Les communications pourront être en français ou en anglais. Les propositions de communication (un résumé de 300 mots et une notice biographique de 100 mots, en français ou en anglais) sont à envoyer à Ariane Hudelet et Anne Crémieux.

TV Series, Religion and Spirituality
Anne Cremieux (Université de Paris Ouest Nanterre) and Ariane Hudelet (Université Paris Diderot)

As Western Europe is distancing itself from its Judeo-Christian traditions and practices, religion and spirituality remain central to American culture, as illustrated by popular culture in general, and TV series in particular. While 95% of Americans say they believe in God, such consensus should not hide the immense diversity of practices which the TV series format, with its multiple episodes featuring numerous characters over long periods of time, can portray. The way TV series are watched by the audience may also be seen as a ritual following a regular schedule that mirrors the way Americans practice their religion. The well-known phenomena of strong identification and intimate knowledge of TV series, akin to addiction, is comparable to the study and knowledge of religious texts and their discussion, both being meant to raise and solve everyday life issues. Televangelism, in that respect, is similar to TV series with narratives supported by a charismatic pastor returning every week. On the other hand, TV series, because of the broadcasting schedule and mode of consumption, seem fashioned after Western religious rituals. As a matter of course, each production, because of its potential lifetime and the multiplicity and expendability of its creators, draws up a “bible” to ensure coherence over the years.

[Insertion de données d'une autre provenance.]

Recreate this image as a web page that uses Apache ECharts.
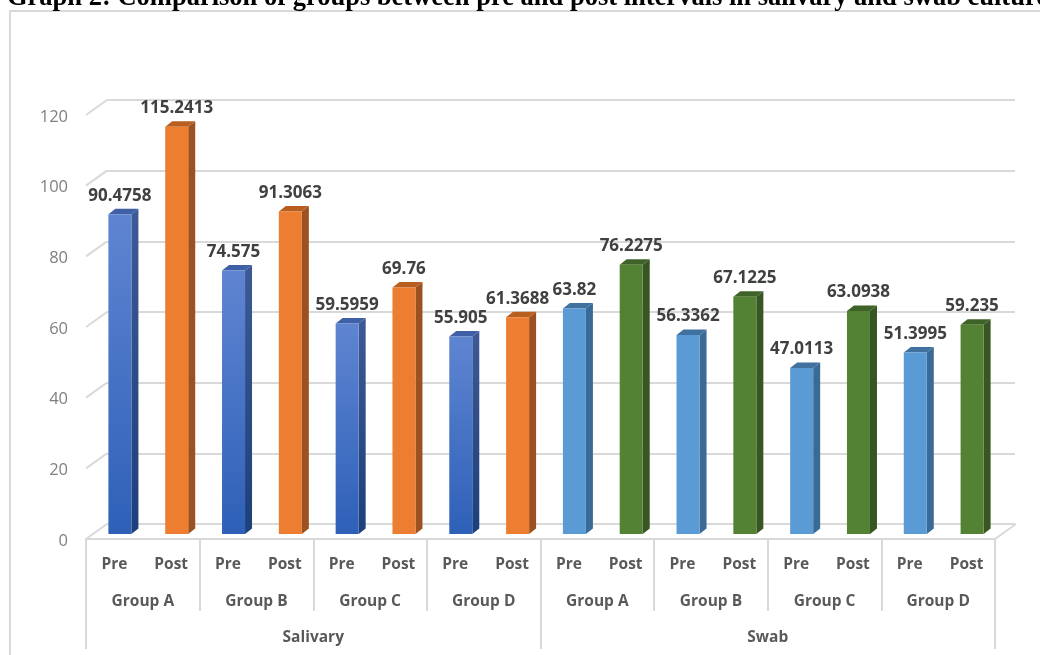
<!DOCTYPE html>
<html><head><meta charset="utf-8">
<style>html,body{margin:0;padding:0;background:#fff;overflow:hidden}#c{width:1040px;height:655px}</style>
<script src="https://cdn.jsdelivr.net/npm/echarts@6/dist/echarts.min.js"></script>
</head><body><div id="c"></div>
<script>
const titleText = 'Graph 2: Comparison of groups between pre and post intervals in salivary and swab culture';
const intervalLabels = ['Pre','Post','Pre','Post','Pre','Post','Pre','Post','Pre','Post','Pre','Post','Pre','Post','Pre','Post'];
const groupLabels = ['Group A','Group B','Group C','Group D','Group A','Group B','Group C','Group D'];
const specimenLabels = ['Salivary','Swab'];
const salivaryPre = [90.4758, 74.575, 59.5959, 55.905];
const salivaryPost = [115.2413, 91.3063, 69.76, 61.3688];
const swabPre = [63.82, 56.3362, 47.0113, 51.3995];
const swabPost = [76.2275, 67.1225, 63.0938, 59.235];
const yTicks = [0,20,40,60,80,100,120];

const GRID = '#d9d9d9', DX = 7, DY = 5.5, SHIFT_X = 5.5, SHIFT_Y = 5, WALL_X = 21, WALL_Y = 15;

function grad(a, b){ return {type:'linear',x:0,y:0,x2:0,y2:1,colorStops:[{offset:0,color:a},{offset:1,color:b}]}; }

function barRenderer(c){
  return function(params, api){
    const idx = api.value(0), val = api.value(1);
    const top = api.coord([idx, val]), base = api.coord([idx, 0]);
    const w = api.size([1,0])[0] * 0.405;
    const x0 = top[0] - w/2 + SHIFT_X, x1 = x0 + w;
    const yt = top[1] - SHIFT_Y, yb = base[1] - SHIFT_Y;
    return {type:'group', children:[
      {type:'polygon', shape:{points:[[x1,yt],[x1+DX,yt-DY],[x1+DX,yb-DY],[x1,yb]]}, style:{fill:c.side}},
      {type:'polygon', shape:{points:[[x0,yt],[x0+DX,yt-DY],[x1+DX,yt-DY],[x1,yt]]}, style:{fill:c.top}},
      {type:'rect', shape:{x:x0,y:yt,width:w,height:yb-yt}, style:{fill:c.front}},
      {type:'text', x:(x0+x1)/2, y:yt-18.5, style:{text:String(val), align:'center', verticalAlign:'middle',
        font:'bold 17px "Open Sans"', fill:'#404040'}}
    ]};
  };
}
function barSeries(name, values, offset, c){
  return {type:'custom', name, xAxisIndex:0, yAxisIndex:0, z:5, clip:false,
    encode:{x:0,y:1},
    data: values.map((v,i)=>[i*2+offset, v]),
    renderItem: barRenderer(c)};
}

const option = {
  animation:false,
  backgroundColor:'#fff',
  title:{text:titleText, left:2, top:-20, textStyle:{fontFamily:'"Liberation Serif"',fontWeight:'bold',fontSize:26.5,color:'#000'}},
  graphic:[{type:'rect', z:-10, shape:{x:10,y:11,width:1200,height:800}, style:{fill:'#fff',stroke:GRID,lineWidth:2}}],
  grid:[
    {left:86, width:909, top:115, height:424},
    {left:107, width:908, top:100, height:424},
    {left:86, width:909, top:117, height:424}
  ],
  xAxis:[
    {type:'category', gridIndex:0, data:intervalLabels, position:'bottom',
      axisLine:{show:true,lineStyle:{color:GRID,width:2}}, axisTick:{show:false}, splitLine:{show:false},
      axisLabel:{interval:0, margin:18, color:'#595959', fontFamily:'"Open Sans"', fontWeight:'bold', fontSize:15.5}},
    {type:'category', gridIndex:0, data:groupLabels, position:'bottom',
      axisLine:{show:false}, axisTick:{show:true,length:72,inside:false,lineStyle:{color:GRID,width:2}},
      axisLabel:{interval:0, margin:55, color:'#595959', fontFamily:'"Open Sans"', fontWeight:'bold', fontSize:15.5}},
    {type:'category', gridIndex:0, data:specimenLabels, position:'bottom',
      axisLine:{show:false}, axisTick:{show:true,length:110,lineStyle:{color:GRID,width:2}},
      axisLabel:{interval:0, margin:91, color:'#595959', fontFamily:'"Open Sans"', fontWeight:'bold', fontSize:15.5}},
    {type:'category', gridIndex:1, data:intervalLabels, show:false},
    {type:'category', gridIndex:2, data:intervalLabels, show:false}
  ],
  yAxis:[
    {type:'value', gridIndex:0, min:0, max:120, interval:20,
      axisLine:{show:false}, axisTick:{show:false}, splitLine:{show:false}, axisLabel:{show:false}},
    {type:'value', gridIndex:1, min:0, max:120, interval:20,
      axisLine:{show:false}, axisTick:{show:false}, axisLabel:{show:false},
      splitLine:{show:true,lineStyle:{color:GRID,width:2}}},
    {type:'value', gridIndex:2, min:0, max:120, interval:20,
      axisLine:{show:false}, axisTick:{show:false}, splitLine:{show:false},
      axisLabel:{margin:18, color:'#7f7f7f', fontFamily:'"Open Sans"', fontSize:16.5}}
  ],
  series:[
    {type:'custom', name:'wall', xAxisIndex:0, yAxisIndex:0, z:1, clip:false, silent:true,
      encode:{x:0,y:1}, data:yTicks.map(v=>[0,v]),
      renderItem(params, api){
        const p = api.coord([0, api.value(1)]);
        const x = p[0] - api.size([1,0])[0]/2;
        const children = [{type:'line', shape:{x1:x,y1:p[1],x2:x+WALL_X,y2:p[1]-WALL_Y}, style:{stroke:GRID,lineWidth:2}}];
        if (api.value(1) === 0) {
          const xr = api.coord([intervalLabels.length-1,0])[0] + api.size([1,0])[0]/2;
          children.push({type:'line', shape:{x1:xr,y1:p[1],x2:xr+WALL_X,y2:p[1]-WALL_Y}, style:{stroke:GRID,lineWidth:2}});
        }
        return {type:'group', children};
      }},
    barSeries('Salivary Pre', salivaryPre, 0, {front:grad('#5f85d1','#2e60b8'), side:grad('#3d5a96','#1d3f7a'), top:'#3f5fa6'}),
    barSeries('Salivary Post', salivaryPost, 1, {front:'#ed7d31', side:'#9c5220', top:'#b85f20'}),
    barSeries('Swab Pre', swabPre, 8, {front:'#5b9bd5', side:'#3a6a96', top:'#41719f'}),
    barSeries('Swab Post', swabPost, 9, {front:'#548235', side:'#375623', top:'#3f6228'})
  ]
};
const chart = echarts.init(document.getElementById('c'));
chart.setOption(option);
</script></body></html>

Series that immediately come to mind are ones set at the heart of religious institutions (The Borgias), whose main characters are ministers of faith (Father Murphy, Sarge, The Father Dowling Mysteries, 7th Heaven, Sister Kate, Nothing Sacred), which feature mythological characters (an angel in Touched by an Angel or Highway to Heaven), or tackle issues of faith and spirituality (Six Feet Under). An upcoming series entitled The Bible is planned to air in 2013. While some series, especially in sci-fi and fantasy, rely on strong biblical references (Lost, Battlestar Galactica), others feature a recurrent religious issue, such as Mormon polygamy in Big Love (2006-2011), the conversation with God, which opens each episode of The Cleaner (2009-10), or the interfaith marriage of the two protagonists in Bridget Loves Bernie (1972-3). Last but not least, many subversive TV series strongly attack religious institutions (True Blood) and create fantastic spiritual worlds (Buffy the Vampire Slayer) that are also a mark of their times.

Please send a 300-word abstract and a 100-word biographical note (in English or in French) to Ariane Hudelet and Anne Crémieux by December 15, 2012.